Sorry, Republican friends, I’m in a bad mood after this one. But it’s because your guy did well, so maybe take that concession home rather than reading on? I may become immoderate.
I’d like to think Obama’s performance in the debates was part of a long game. I think it’s clear that a slam dunk wasn’t going to help him much (and, judging from Romney’s showing tonight, might have been unattainable in any case). What he wants is fresh egg on Romney’s face, something that can make the YouTube rounds until November 2. On that account, it’s a gamble; Team Obama figures that, if the President puts on bit of a meek face, he has a good chance of drawing out something Romney’s going to regret.

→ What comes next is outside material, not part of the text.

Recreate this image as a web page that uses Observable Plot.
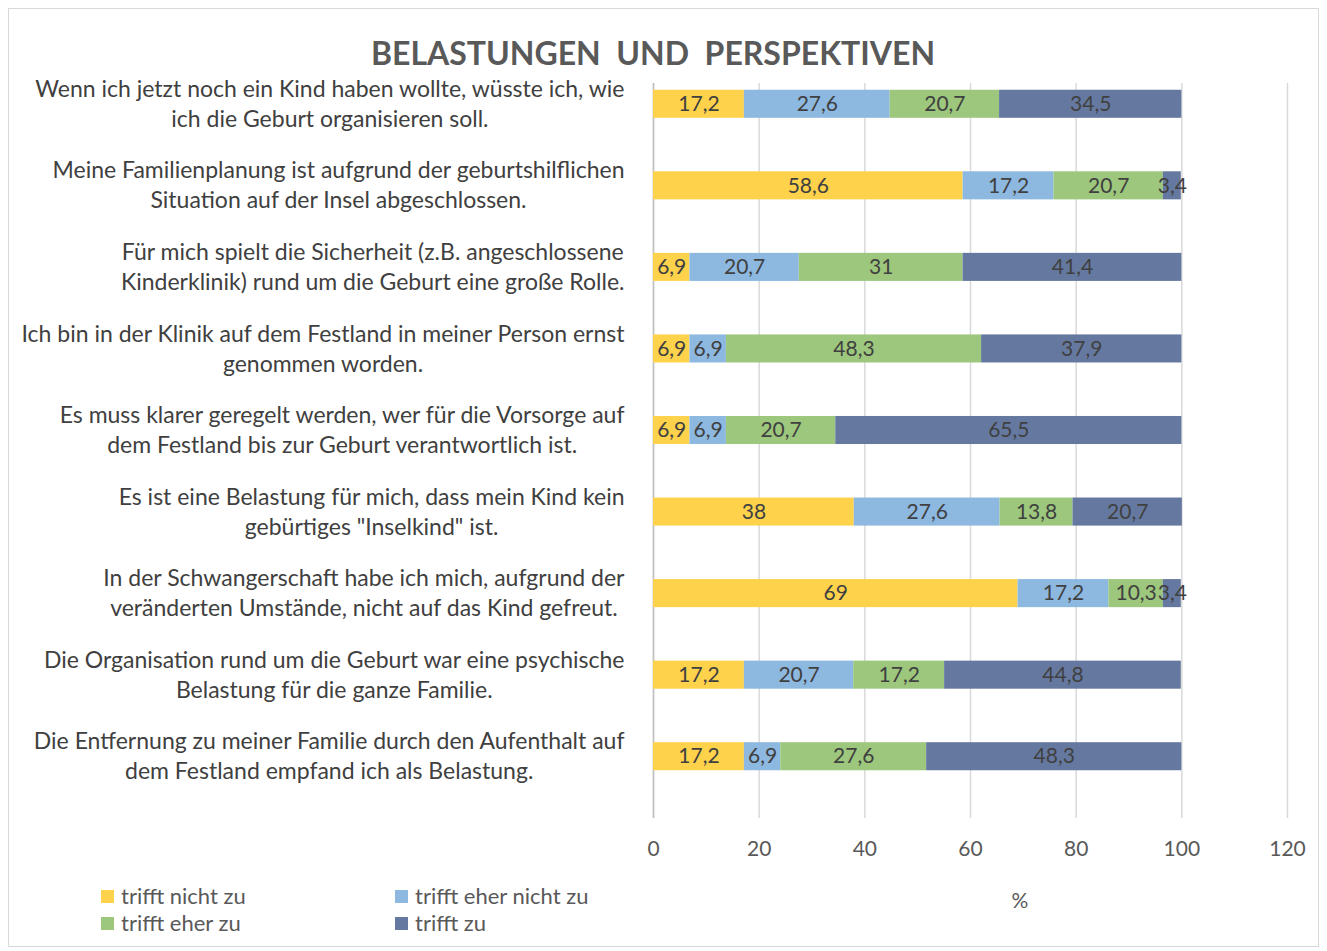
<!DOCTYPE html>
<html>
<head>
<meta charset="utf-8">
<script src="https://cdn.jsdelivr.net/npm/d3@7"></script>
<script src="https://cdn.jsdelivr.net/npm/@observablehq/plot@0.6"></script>
<style>
  html, body { margin: 0; padding: 0; background: #fff; }
  #wrap { position: relative; width: 1327px; height: 951px; font-family: Lato, "Open Sans", sans-serif; color: #595959; overflow: hidden; }
  #frame { position: absolute; left: 8px; top: 8px; width: 1311px; height: 939px; border: 1px solid #d9d9d9; box-sizing: border-box; }
  #title { position: absolute; left: 0; top: 37px; width: 1306px; text-align: center; font-weight: bold; font-size: 32px; line-height: 1; white-space: pre; color: #595959; }
  #chart { position: absolute; left: 0; top: 0; }
  #legend { position: absolute; left: 101px; top: 885px; display: grid; grid-template-columns: 294px auto; row-gap: 5px; font-size: 22px; line-height: 22px; }
  .item { display: flex; align-items: center; white-space: nowrap; }
  .sw { width: 13px; height: 13px; margin-right: 7px; flex: none; }
  #pct { position: absolute; left: 990px; width: 60px; top: 889px; text-align: center; font-size: 21px; line-height: 22px; }
</style>
</head>
<body>
<div id="wrap">
  <div id="frame"></div>
  <div id="title"></div>
  <div id="chart"></div>
  <div id="legend"></div>
  <div id="pct"></div>
</div>
<script>
const title = "BELASTUNGEN  UND  PERSPEKTIVEN";
const axisLabel = "%";
const categories = ["trifft nicht zu", "trifft eher nicht zu", "trifft eher zu", "trifft zu"];
const colors = ["#FFD24C", "#8DB8E0", "#9CC77C", "#6579A0"];
const questions = [
  "Wenn ich jetzt noch ein Kind haben wollte, wüsste ich, wie\nich die Geburt organisieren soll.",
  "Meine Familienplanung ist aufgrund der geburtshilflichen\nSituation auf der Insel abgeschlossen.",
  "Für mich spielt die Sicherheit (z.B. angeschlossene\nKinderklinik) rund um die Geburt eine große Rolle.",
  "Ich bin in der Klinik auf dem Festland in meiner Person ernst\ngenommen worden.",
  "Es muss klarer geregelt werden, wer für die Vorsorge auf\ndem Festland bis zur Geburt verantwortlich ist.",
  "Es ist eine Belastung für mich, dass mein Kind kein\ngebürtiges \"Inselkind\" ist.",
  "In der Schwangerschaft habe ich mich, aufgrund der\nveränderten Umstände, nicht auf das Kind gefreut.",
  "Die Organisation rund um die Geburt war eine psychische\nBelastung für die ganze Familie.",
  "Die Entfernung zu meiner Familie durch den Aufenthalt auf\ndem Festland empfand ich als Belastung."
];
const trifftNichtZu      = [17.2, 58.6, 6.9, 6.9, 6.9, 38, 69, 17.2, 17.2];
const trifftEherNichtZu  = [27.6, 17.2, 20.7, 6.9, 6.9, 27.6, 17.2, 20.7, 6.9];
const trifftEherZu       = [20.7, 20.7, 31, 48.3, 20.7, 13.8, 10.3, 17.2, 27.6];
const trifftZu           = [34.5, 3.4, 41.4, 37.9, 65.5, 20.7, 3.4, 44.8, 48.3];
const xTicks = [0, 20, 40, 60, 80, 100, 120];

const series = [trifftNichtZu, trifftEherNichtZu, trifftEherZu, trifftZu];
const data = [];
questions.forEach((q, i) => {
  categories.forEach((c, j) => data.push({ q, cat: c, value: series[j][i] }));
});
const fmt = v => String(v).replace(".", ",");

document.getElementById("title").textContent = title;
document.getElementById("pct").textContent = axisLabel;

const H = 870;
const chart = Plot.plot({
  width: 1327,
  height: H,
  marginLeft: 653,
  marginRight: 40,
  marginTop: 83,
  marginBottom: 52,
  style: { fontFamily: "Lato, 'Open Sans', sans-serif", color: "#595959", background: "transparent" },
  x: { domain: [0, 120], ticks: xTicks, label: null },
  y: { domain: questions, padding: 0, round: false, insetTop: -20, insetBottom: 21, label: null },
  color: { domain: categories, range: colors },
  marks: [
    Plot.gridX(xTicks, { stroke: "#d9d9d9", strokeOpacity: 1, strokeWidth: 1.5 }),
    Plot.ruleX([0], { stroke: "#bfbfbf", strokeWidth: 1.5 }),
    Plot.barX(data, Plot.stackX({ x: "value", y: "q", fill: "cat", insetTop: 26.75, insetBottom: 26.75 })),
    Plot.text(data, Plot.stackX({ x: "value", y: "q", z: "cat", text: d => fmt(d.value), fill: "#404040", fontSize: 21 })),
    Plot.axisX({ ticks: xTicks, tickSize: 0, tickPadding: 23, fontSize: 21, label: null, tickFormat: d => String(d) }),
    Plot.axisY({ tickSize: 0, tickPadding: 29, fontSize: 23, lineHeight: 30 / 23, dy: -2, label: null, fill: "#404040" })
  ]
});
document.getElementById("chart").appendChild(chart);

// center each multi-line category label within its own block (right-aligned block)
chart.querySelectorAll('g[aria-label="y-axis tick label"] text').forEach(t => {
  const spans = t.querySelectorAll("tspan");
  if (!spans.length) return;
  let w = 0;
  spans.forEach(s => { w = Math.max(w, s.getComputedTextLength()); });
  t.setAttribute("text-anchor", "middle");
  spans.forEach(s => s.setAttribute("x", -w / 2));
});

const legend = document.getElementById("legend");
[0, 1, 2, 3].forEach(j => {
  const it = document.createElement("div");
  it.className = "item";
  const sw = document.createElement("span");
  sw.className = "sw";
  sw.style.background = colors[j];
  const tx = document.createElement("span");
  tx.textContent = categories[j];
  it.appendChild(sw); it.appendChild(tx);
  legend.appendChild(it);
});
</script>
</body>
</html>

Even if it is a long game, though, it might turn out to have been a bad bet. Tonight would suggest that. I don’t know, though. Romney flashed that little grin every time he was satisfied with himself. I could see it happening. (But then, I would.)
It does astonish me how serenely the guy could accuse Obama of being a partisan hack who refused to listen to Congressional Republicans. Or maybe it doesn’t; you can see why Obama can’t take that bait. “No, your guys wouldn’t play ball” sounds like whining. Still and all, though, the stones on him.
I continue to hate commentators. I understand why people want to hear about strategy, truly I do—I sometimes even want to hear about it myself—but this is PBS; there have got to be a couple of donors who care about who’s going to win AND why it matters. Couldn’t we have sat the “social” “media” “expert” to one side and devoted a couple of minutes to the mildly interesting question of whether or not Mitt Romney is actually proposing a $5 trillion tax cut? Or the actual effect of Obama’s $716 billion cut/”savings” to Medicare? These are staggering sums of money we’re talking about, and in each case one man says we’re on the hook for it and the other denies it; is no further clarity desirable?
Anyway. That’s enough cycles down the drain for one night.